> [Requirements] Your output is the lines from the first one to the one containing "var yTitle = ['Coût de transport', 'par km'];", repeated exactly, with images left out.

── Source excerpt

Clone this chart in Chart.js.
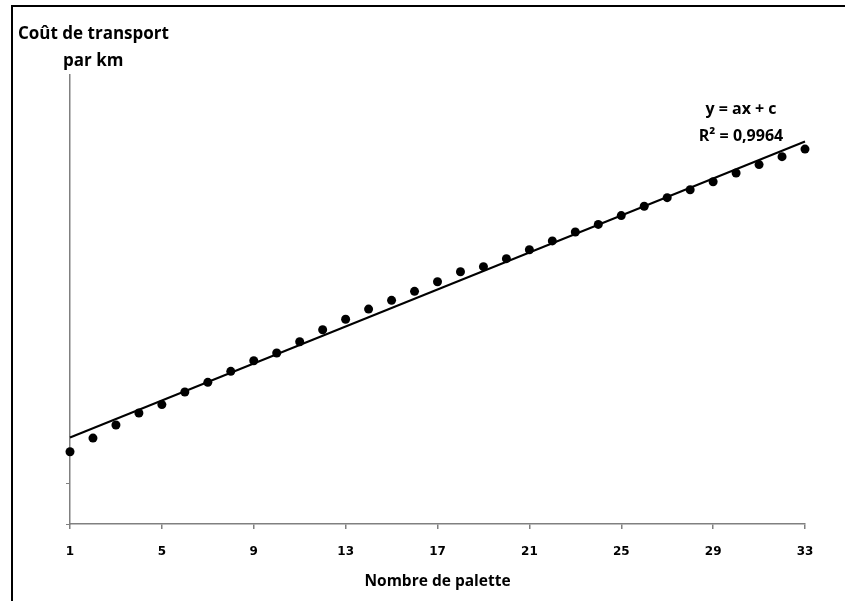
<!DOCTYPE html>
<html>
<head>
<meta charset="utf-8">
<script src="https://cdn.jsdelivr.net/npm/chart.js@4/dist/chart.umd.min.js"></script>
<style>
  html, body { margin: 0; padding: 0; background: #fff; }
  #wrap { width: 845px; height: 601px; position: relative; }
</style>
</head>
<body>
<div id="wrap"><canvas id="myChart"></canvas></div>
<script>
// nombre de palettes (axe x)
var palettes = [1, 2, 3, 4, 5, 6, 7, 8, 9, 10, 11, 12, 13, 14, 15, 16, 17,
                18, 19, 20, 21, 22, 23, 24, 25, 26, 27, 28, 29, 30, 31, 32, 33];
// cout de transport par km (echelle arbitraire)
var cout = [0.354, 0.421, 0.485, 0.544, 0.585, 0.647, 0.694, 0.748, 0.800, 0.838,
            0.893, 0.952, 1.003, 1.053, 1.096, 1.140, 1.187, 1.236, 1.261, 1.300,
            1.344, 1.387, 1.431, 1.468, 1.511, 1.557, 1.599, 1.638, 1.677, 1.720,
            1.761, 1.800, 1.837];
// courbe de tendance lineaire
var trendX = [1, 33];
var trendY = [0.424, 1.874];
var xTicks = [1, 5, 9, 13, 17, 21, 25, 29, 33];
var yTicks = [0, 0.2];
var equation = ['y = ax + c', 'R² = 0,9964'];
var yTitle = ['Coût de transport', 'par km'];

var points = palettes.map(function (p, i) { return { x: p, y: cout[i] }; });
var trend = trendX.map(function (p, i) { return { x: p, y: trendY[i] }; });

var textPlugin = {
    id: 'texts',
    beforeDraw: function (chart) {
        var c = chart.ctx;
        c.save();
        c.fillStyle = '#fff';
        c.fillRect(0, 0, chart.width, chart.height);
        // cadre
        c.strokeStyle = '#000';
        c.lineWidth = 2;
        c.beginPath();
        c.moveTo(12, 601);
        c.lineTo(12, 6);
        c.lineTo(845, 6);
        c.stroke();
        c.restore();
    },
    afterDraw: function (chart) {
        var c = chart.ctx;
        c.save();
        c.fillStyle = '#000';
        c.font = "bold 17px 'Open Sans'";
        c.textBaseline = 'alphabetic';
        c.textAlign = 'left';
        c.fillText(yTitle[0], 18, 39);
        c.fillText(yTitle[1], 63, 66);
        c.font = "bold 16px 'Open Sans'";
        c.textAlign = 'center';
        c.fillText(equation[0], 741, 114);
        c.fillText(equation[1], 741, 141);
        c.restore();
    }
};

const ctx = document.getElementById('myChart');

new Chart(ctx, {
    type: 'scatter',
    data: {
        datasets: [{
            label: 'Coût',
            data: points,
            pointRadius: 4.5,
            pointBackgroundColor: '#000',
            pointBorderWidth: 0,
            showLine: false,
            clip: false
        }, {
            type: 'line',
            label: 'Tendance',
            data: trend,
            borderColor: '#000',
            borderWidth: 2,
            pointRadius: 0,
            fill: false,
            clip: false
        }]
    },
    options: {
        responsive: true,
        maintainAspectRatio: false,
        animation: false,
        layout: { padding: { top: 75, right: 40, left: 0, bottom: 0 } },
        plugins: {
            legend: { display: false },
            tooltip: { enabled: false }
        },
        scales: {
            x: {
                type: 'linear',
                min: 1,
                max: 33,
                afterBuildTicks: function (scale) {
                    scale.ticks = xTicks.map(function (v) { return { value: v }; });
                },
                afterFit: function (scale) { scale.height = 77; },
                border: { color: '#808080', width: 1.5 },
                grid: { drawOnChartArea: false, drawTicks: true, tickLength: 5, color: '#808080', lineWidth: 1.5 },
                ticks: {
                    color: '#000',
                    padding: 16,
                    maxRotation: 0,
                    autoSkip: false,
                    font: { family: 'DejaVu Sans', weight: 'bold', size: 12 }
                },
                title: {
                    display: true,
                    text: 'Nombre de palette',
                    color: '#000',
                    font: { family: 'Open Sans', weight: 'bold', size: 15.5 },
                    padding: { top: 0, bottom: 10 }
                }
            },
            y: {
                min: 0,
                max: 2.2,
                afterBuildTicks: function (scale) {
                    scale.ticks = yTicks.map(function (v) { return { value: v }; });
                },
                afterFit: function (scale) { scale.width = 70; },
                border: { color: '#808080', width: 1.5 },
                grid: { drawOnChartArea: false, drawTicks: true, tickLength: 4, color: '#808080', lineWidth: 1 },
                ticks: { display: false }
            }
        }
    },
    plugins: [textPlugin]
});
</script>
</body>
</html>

────

> [Answer in full]
Clone this chart in Chart.js.
<!DOCTYPE html>
<html>
<head>
<meta charset="utf-8">
<script src="https://cdn.jsdelivr.net/npm/chart.js@4/dist/chart.umd.min.js"></script>
<style>
  html, body { margin: 0; padding: 0; background: #fff; }
  #wrap { width: 845px; height: 601px; position: relative; }
</style>
</head>
<body>
<div id="wrap"><canvas id="myChart"></canvas></div>
<script>
// nombre de palettes (axe x)
var palettes = [1, 2, 3, 4, 5, 6, 7, 8, 9, 10, 11, 12, 13, 14, 15, 16, 17,
                18, 19, 20, 21, 22, 23, 24, 25, 26, 27, 28, 29, 30, 31, 32, 33];
// cout de transport par km (echelle arbitraire)
var cout = [0.354, 0.421, 0.485, 0.544, 0.585, 0.647, 0.694, 0.748, 0.800, 0.838,
            0.893, 0.952, 1.003, 1.053, 1.096, 1.140, 1.187, 1.236, 1.261, 1.300,
            1.344, 1.387, 1.431, 1.468, 1.511, 1.557, 1.599, 1.638, 1.677, 1.720,
            1.761, 1.800, 1.837];
// courbe de tendance lineaire
var trendX = [1, 33];
var trendY = [0.424, 1.874];
var xTicks = [1, 5, 9, 13, 17, 21, 25, 29, 33];
var yTicks = [0, 0.2];
var equation = ['y = ax + c', 'R² = 0,9964'];
var yTitle = ['Coût de transport', 'par km'];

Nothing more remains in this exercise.